Repeat the material exactly from its first line to the line that includes "[redC, blueC, greenC]];". Skip pictures.

---

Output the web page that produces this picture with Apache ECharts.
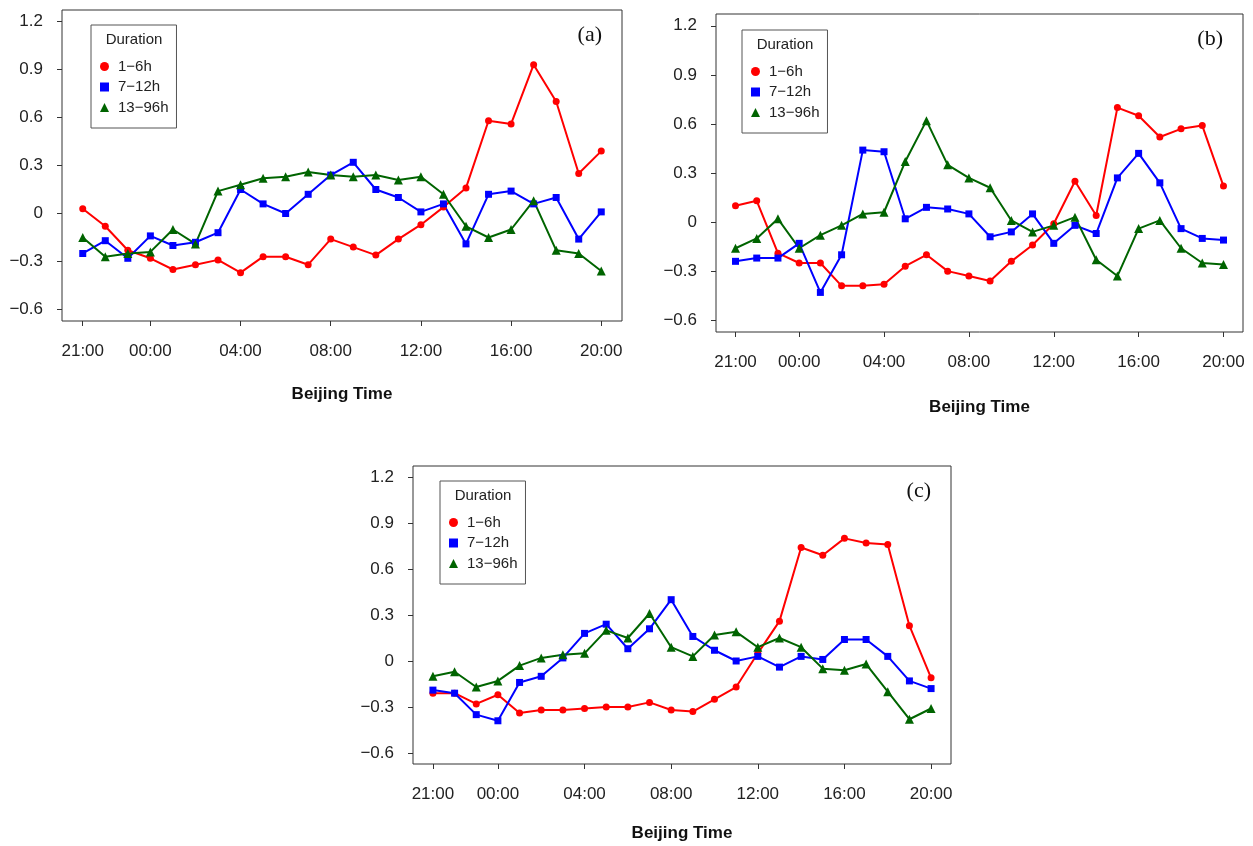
<!DOCTYPE html>
<html>
<head>
<meta charset="utf-8">
<script src="https://cdn.jsdelivr.net/npm/echarts@6/dist/echarts.min.js"></script>
<style>
	html, body { margin: 0; padding: 0; background: #fff; }
	#chart { width: 1253px; height: 846px; }
</style>
</head>
<body>
<div id="chart"></div>
<script>
// hours along the x axis, 21:00 of the previous day to 20:00
const hours = ['21:00','22:00','23:00','00:00','01:00','02:00','03:00','04:00','05:00','06:00','07:00','08:00',
	'09:00','10:00','11:00','12:00','13:00','14:00','15:00','16:00','17:00','18:00','19:00','20:00'];
const tickLabels = ['21:00','00:00','04:00','08:00','12:00','16:00','20:00'];
const yTicks = [-0.6, -0.3, 0, 0.3, 0.6, 0.9, 1.2];
const durations = ['1−6h', '7−12h', '13−96h'];

// (a)
const redA   = [0.03,-0.08,-0.23,-0.28,-0.35,-0.32,-0.29,-0.37,-0.27,-0.27,-0.32,-0.16,-0.21,-0.26,-0.16,-0.07,0.04,0.16,0.58,0.56,0.93,0.70,0.25,0.39];
const blueA  = [-0.25,-0.17,-0.28,-0.14,-0.20,-0.18,-0.12,0.15,0.06,0.00,0.12,0.24,0.32,0.15,0.10,0.01,0.06,-0.19,0.12,0.14,0.06,0.10,-0.16,0.01];
const greenA = [-0.15,-0.27,-0.25,-0.24,-0.10,-0.19,0.14,0.18,0.22,0.23,0.26,0.24,0.23,0.24,0.21,0.23,0.12,-0.08,-0.15,-0.10,0.08,-0.23,-0.25,-0.36];

// (b)
const redB   = [0.10,0.13,-0.19,-0.25,-0.25,-0.39,-0.39,-0.38,-0.27,-0.20,-0.30,-0.33,-0.36,-0.24,-0.14,-0.01,0.25,0.04,0.70,0.65,0.52,0.57,0.59,0.22];
const blueB  = [-0.24,-0.22,-0.22,-0.13,-0.43,-0.20,0.44,0.43,0.02,0.09,0.08,0.05,-0.09,-0.06,0.05,-0.13,-0.02,-0.07,0.27,0.42,0.24,-0.04,-0.10,-0.11];
const greenB = [-0.16,-0.10,0.02,-0.16,-0.08,-0.02,0.05,0.06,0.37,0.62,0.35,0.27,0.21,0.01,-0.06,-0.02,0.03,-0.23,-0.33,-0.04,0.01,-0.16,-0.25,-0.26];

// (c)
const redC   = [-0.21,-0.21,-0.28,-0.22,-0.34,-0.32,-0.32,-0.31,-0.30,-0.30,-0.27,-0.32,-0.33,-0.25,-0.17,0.05,0.26,0.74,0.69,0.80,0.77,0.76,0.23,-0.11];
const blueC  = [-0.19,-0.21,-0.35,-0.39,-0.14,-0.10,0.02,0.18,0.24,0.08,0.21,0.40,0.16,0.07,0.00,0.03,-0.04,0.03,0.01,0.14,0.14,0.03,-0.13,-0.18];
const greenC = [-0.10,-0.07,-0.17,-0.13,-0.03,0.02,0.04,0.05,0.20,0.15,0.31,0.09,0.03,0.17,0.19,0.09,0.15,0.09,-0.05,-0.06,-0.02,-0.20,-0.38,-0.31];

const values = [[redA, blueA, greenA], [redB, blueB, greenB], [redC, blueC, greenC]];

const colors = ['#ff0000', '#0000ff', '#006400'];
const symbols = ['circle', 'rect', 'triangle'];
const symbolSizes = [7, 7, 9];
const font = '"Liberation Sans", Arial, sans-serif';

const layouts = [
	{tag: '(a)', left: 62,  top: 10,  width: 560, height: 311, legendLeft: 91,  legendTop: 25,  nameGap: 65},
	{tag: '(b)', left: 716, top: 14,  width: 527, height: 318, legendLeft: 742, legendTop: 30,  nameGap: 67},
	{tag: '(c)', left: 413, top: 466, width: 538, height: 298, legendLeft: 440, legendTop: 481, nameGap: 61}
];

const xTicks = tickLabels.map(t => hours.indexOf(t));
const fmtY = v => v === 0 ? '0' : v.toFixed(1).replace('-', '−');

const grid = [], xAxis = [], yAxis = [], legend = [], series = [], graphic = [];

layouts.forEach((l, i) => {
	grid.push({
		left: l.left, top: l.top, width: l.width, height: l.height,
		show: true, borderColor: '#333', borderWidth: 1, backgroundColor: 'transparent'
	});
	xAxis.push({
		gridIndex: i, type: 'value', min: -0.92, max: 23.92,
		axisLine: {show: false, onZero: false},
		splitLine: {show: false},
		axisTick: {show: true, customValues: xTicks, length: 5, lineStyle: {color: '#333'}},
		axisLabel: {customValues: xTicks, formatter: v => hours[v], fontSize: 17, color: '#222', fontFamily: font, margin: 22},
		name: 'Beijing Time', nameLocation: 'middle', nameGap: l.nameGap,
		nameTextStyle: {fontSize: 17, fontWeight: 'bold', color: '#111', fontFamily: font}
	});
	yAxis.push({
		gridIndex: i, type: 'value', min: -0.672, max: 1.272,
		axisLine: {show: false, onZero: false},
		splitLine: {show: false},
		axisTick: {show: true, customValues: yTicks, length: 5, lineStyle: {color: '#333'}},
		axisLabel: {customValues: yTicks, formatter: fmtY, fontSize: 17, color: '#222', fontFamily: font, margin: 19}
	});
	legend.push({
		left: l.legendLeft, top: l.legendTop, orient: 'vertical',
		data: durations.map((n, k) => ({name: n, icon: symbols[k]})),
		itemWidth: 9, itemHeight: 9, itemGap: 5.5,
		padding: [34, 8, 13, 9],
		borderColor: '#555', borderWidth: 1, borderRadius: 0,
		selectedMode: false,
		textStyle: {fontSize: 15, color: '#222', fontFamily: font, lineHeight: 15, padding: [0, 0, 0, 4]}
	});
	graphic.push({
		type: 'text', x: l.legendLeft + 43, y: l.legendTop + 15,
		style: {text: 'Duration', fontSize: 15, fontFamily: font, fill: '#222', align: 'center', verticalAlign: 'middle'}
	});
	graphic.push({
		type: 'text', x: l.left + l.width - 20, y: l.top + 25,
		style: {text: l.tag, fontSize: 22, fontFamily: '"Liberation Serif", serif', fill: '#111', align: 'right', verticalAlign: 'middle'}
	});
	durations.forEach((name, k) => {
		series.push({
			type: 'line', name: name,
			xAxisIndex: i, yAxisIndex: i,
			data: values[i][k].map((v, j) => [j, v]),
			symbol: symbols[k], symbolSize: symbolSizes[k],
			itemStyle: {color: colors[k]},
			lineStyle: {width: 2, color: colors[k]},
			emphasis: {disabled: true}
		});
	});
});

let myChart = echarts.init(document.getElementById('chart'));
myChart.setOption({
	backgroundColor: '#fff',
	animation: false,
	grid: grid,
	xAxis: xAxis,
	yAxis: yAxis,
	legend: legend,
	series: series,
	graphic: graphic
});
</script>
</body>
</html>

---

The answer:
Output the web page that produces this picture with Apache ECharts.
<!DOCTYPE html>
<html>
<head>
<meta charset="utf-8">
<script src="https://cdn.jsdelivr.net/npm/echarts@6/dist/echarts.min.js"></script>
<style>
	html, body { margin: 0; padding: 0; background: #fff; }
	#chart { width: 1253px; height: 846px; }
</style>
</head>
<body>
<div id="chart"></div>
<script>
// hours along the x axis, 21:00 of the previous day to 20:00
const hours = ['21:00','22:00','23:00','00:00','01:00','02:00','03:00','04:00','05:00','06:00','07:00','08:00',
	'09:00','10:00','11:00','12:00','13:00','14:00','15:00','16:00','17:00','18:00','19:00','20:00'];
const tickLabels = ['21:00','00:00','04:00','08:00','12:00','16:00','20:00'];
const yTicks = [-0.6, -0.3, 0, 0.3, 0.6, 0.9, 1.2];
const durations = ['1−6h', '7−12h', '13−96h'];

// (a)
const redA   = [0.03,-0.08,-0.23,-0.28,-0.35,-0.32,-0.29,-0.37,-0.27,-0.27,-0.32,-0.16,-0.21,-0.26,-0.16,-0.07,0.04,0.16,0.58,0.56,0.93,0.70,0.25,0.39];
const blueA  = [-0.25,-0.17,-0.28,-0.14,-0.20,-0.18,-0.12,0.15,0.06,0.00,0.12,0.24,0.32,0.15,0.10,0.01,0.06,-0.19,0.12,0.14,0.06,0.10,-0.16,0.01];
const greenA = [-0.15,-0.27,-0.25,-0.24,-0.10,-0.19,0.14,0.18,0.22,0.23,0.26,0.24,0.23,0.24,0.21,0.23,0.12,-0.08,-0.15,-0.10,0.08,-0.23,-0.25,-0.36];

// (b)
const redB   = [0.10,0.13,-0.19,-0.25,-0.25,-0.39,-0.39,-0.38,-0.27,-0.20,-0.30,-0.33,-0.36,-0.24,-0.14,-0.01,0.25,0.04,0.70,0.65,0.52,0.57,0.59,0.22];
const blueB  = [-0.24,-0.22,-0.22,-0.13,-0.43,-0.20,0.44,0.43,0.02,0.09,0.08,0.05,-0.09,-0.06,0.05,-0.13,-0.02,-0.07,0.27,0.42,0.24,-0.04,-0.10,-0.11];
const greenB = [-0.16,-0.10,0.02,-0.16,-0.08,-0.02,0.05,0.06,0.37,0.62,0.35,0.27,0.21,0.01,-0.06,-0.02,0.03,-0.23,-0.33,-0.04,0.01,-0.16,-0.25,-0.26];

// (c)
const redC   = [-0.21,-0.21,-0.28,-0.22,-0.34,-0.32,-0.32,-0.31,-0.30,-0.30,-0.27,-0.32,-0.33,-0.25,-0.17,0.05,0.26,0.74,0.69,0.80,0.77,0.76,0.23,-0.11];
const blueC  = [-0.19,-0.21,-0.35,-0.39,-0.14,-0.10,0.02,0.18,0.24,0.08,0.21,0.40,0.16,0.07,0.00,0.03,-0.04,0.03,0.01,0.14,0.14,0.03,-0.13,-0.18];
const greenC = [-0.10,-0.07,-0.17,-0.13,-0.03,0.02,0.04,0.05,0.20,0.15,0.31,0.09,0.03,0.17,0.19,0.09,0.15,0.09,-0.05,-0.06,-0.02,-0.20,-0.38,-0.31];

const values = [[redA, blueA, greenA], [redB, blueB, greenB], [redC, blueC, greenC]];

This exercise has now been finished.